DATASET CONTENT:

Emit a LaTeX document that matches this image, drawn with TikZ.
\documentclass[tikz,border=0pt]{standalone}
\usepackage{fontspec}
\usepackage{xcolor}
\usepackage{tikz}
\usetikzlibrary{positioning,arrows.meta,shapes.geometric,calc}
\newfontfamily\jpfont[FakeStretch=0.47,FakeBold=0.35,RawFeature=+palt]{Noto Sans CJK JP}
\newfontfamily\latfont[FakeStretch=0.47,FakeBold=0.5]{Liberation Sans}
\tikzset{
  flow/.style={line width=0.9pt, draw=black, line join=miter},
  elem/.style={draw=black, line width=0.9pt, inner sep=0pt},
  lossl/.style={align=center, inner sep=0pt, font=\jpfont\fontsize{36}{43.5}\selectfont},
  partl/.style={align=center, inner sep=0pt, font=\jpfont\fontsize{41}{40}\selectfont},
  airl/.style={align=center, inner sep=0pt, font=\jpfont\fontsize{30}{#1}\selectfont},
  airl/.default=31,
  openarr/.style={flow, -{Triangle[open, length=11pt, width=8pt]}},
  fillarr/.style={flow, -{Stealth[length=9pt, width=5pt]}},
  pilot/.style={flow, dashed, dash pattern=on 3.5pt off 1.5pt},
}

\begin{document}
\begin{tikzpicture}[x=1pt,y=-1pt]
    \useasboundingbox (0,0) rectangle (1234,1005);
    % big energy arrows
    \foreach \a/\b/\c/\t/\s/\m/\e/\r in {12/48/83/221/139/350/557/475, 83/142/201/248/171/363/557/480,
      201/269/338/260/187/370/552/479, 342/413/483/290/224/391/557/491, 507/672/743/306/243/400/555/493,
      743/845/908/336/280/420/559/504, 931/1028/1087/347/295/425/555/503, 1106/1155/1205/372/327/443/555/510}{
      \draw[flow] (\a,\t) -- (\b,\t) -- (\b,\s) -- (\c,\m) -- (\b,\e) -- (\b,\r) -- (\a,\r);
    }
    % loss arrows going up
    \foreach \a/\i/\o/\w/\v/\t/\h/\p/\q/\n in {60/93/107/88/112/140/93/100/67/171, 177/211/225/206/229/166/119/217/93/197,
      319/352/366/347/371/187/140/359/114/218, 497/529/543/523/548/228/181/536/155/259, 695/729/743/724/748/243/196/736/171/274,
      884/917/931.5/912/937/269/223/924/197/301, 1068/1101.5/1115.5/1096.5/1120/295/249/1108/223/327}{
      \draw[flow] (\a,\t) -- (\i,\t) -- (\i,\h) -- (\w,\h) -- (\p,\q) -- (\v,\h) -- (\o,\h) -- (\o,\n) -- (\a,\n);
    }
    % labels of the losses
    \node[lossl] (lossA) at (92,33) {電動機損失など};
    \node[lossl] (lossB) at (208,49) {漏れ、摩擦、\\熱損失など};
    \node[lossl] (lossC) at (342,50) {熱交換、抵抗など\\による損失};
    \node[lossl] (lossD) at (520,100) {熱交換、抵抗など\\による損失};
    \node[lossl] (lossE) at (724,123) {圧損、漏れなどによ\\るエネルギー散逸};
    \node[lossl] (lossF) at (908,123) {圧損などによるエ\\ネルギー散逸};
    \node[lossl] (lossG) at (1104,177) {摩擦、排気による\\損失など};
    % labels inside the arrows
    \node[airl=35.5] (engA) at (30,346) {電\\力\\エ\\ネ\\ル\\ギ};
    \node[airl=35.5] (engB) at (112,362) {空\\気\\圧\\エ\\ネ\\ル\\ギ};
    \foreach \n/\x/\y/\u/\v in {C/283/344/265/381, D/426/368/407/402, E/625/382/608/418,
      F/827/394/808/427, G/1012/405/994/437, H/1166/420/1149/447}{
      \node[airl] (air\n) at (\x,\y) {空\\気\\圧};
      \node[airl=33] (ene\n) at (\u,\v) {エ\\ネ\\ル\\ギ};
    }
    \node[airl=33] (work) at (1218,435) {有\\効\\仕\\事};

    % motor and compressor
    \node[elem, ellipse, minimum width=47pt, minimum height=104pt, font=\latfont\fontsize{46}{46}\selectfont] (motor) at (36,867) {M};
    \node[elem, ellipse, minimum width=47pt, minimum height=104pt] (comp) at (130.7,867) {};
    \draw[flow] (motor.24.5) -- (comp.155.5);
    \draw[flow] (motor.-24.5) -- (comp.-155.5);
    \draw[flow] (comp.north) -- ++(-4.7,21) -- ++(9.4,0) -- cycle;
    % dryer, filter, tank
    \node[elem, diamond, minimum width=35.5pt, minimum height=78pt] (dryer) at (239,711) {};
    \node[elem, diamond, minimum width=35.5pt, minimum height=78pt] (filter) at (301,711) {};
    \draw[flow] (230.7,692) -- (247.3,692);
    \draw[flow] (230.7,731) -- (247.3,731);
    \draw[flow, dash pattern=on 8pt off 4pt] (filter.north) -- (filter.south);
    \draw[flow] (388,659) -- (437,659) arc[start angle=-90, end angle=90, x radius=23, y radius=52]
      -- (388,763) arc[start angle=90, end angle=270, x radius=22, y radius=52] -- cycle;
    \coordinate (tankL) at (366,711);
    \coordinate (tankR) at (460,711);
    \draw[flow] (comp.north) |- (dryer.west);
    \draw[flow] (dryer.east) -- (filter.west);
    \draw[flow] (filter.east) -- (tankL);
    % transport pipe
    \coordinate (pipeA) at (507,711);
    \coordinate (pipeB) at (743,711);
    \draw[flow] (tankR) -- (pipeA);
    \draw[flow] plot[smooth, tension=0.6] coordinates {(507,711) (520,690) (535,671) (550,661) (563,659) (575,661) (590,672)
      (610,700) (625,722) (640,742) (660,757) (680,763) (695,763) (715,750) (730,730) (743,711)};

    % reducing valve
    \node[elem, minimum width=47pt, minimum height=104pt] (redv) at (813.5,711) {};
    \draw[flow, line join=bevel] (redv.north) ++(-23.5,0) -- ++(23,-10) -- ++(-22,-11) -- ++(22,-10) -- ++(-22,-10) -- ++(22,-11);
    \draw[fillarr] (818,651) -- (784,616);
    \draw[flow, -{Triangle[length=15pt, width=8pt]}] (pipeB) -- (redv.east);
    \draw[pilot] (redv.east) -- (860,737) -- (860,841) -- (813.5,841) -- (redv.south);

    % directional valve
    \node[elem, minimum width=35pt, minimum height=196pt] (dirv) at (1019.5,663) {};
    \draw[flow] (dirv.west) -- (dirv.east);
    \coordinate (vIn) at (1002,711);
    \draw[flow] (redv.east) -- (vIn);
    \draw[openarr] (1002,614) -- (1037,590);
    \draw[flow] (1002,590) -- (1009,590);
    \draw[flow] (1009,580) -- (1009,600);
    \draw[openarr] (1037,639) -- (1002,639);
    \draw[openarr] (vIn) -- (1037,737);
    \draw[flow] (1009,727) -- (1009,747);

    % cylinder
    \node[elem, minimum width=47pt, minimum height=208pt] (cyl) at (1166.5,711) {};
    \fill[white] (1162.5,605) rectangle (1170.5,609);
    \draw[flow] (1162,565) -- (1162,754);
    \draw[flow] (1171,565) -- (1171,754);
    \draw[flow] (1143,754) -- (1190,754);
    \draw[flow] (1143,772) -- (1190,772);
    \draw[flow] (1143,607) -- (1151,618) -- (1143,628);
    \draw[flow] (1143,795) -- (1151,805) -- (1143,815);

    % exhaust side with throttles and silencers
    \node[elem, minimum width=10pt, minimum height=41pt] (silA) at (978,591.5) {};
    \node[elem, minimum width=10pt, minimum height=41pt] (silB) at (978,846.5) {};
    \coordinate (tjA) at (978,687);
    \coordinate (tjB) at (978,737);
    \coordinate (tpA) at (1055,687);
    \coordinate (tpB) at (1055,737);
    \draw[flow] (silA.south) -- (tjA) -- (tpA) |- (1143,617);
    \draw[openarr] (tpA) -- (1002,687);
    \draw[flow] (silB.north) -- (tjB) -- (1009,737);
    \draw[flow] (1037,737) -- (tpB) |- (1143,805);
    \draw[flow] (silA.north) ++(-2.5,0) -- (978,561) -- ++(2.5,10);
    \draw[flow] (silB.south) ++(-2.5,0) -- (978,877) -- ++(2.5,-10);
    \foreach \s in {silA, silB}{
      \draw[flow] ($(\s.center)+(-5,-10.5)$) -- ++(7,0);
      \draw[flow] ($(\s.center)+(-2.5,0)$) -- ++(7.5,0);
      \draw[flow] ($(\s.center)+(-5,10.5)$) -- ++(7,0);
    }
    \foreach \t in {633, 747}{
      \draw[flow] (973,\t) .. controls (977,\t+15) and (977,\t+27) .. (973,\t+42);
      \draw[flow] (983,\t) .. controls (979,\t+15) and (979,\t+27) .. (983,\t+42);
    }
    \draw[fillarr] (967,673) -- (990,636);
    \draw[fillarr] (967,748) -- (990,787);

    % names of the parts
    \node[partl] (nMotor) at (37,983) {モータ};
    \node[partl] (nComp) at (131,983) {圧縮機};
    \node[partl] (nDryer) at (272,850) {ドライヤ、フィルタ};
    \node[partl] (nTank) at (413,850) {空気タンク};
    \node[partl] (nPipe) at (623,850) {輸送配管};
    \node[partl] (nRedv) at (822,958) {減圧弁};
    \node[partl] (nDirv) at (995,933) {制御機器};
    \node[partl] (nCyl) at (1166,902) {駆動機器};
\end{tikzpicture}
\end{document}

BRIEF:
Search the data for the word "with" and copy each line where it appears.

COMPLETE ANSWER:
Emit a LaTeX document that matches this image, drawn with TikZ.
    % exhaust side with throttles and silencers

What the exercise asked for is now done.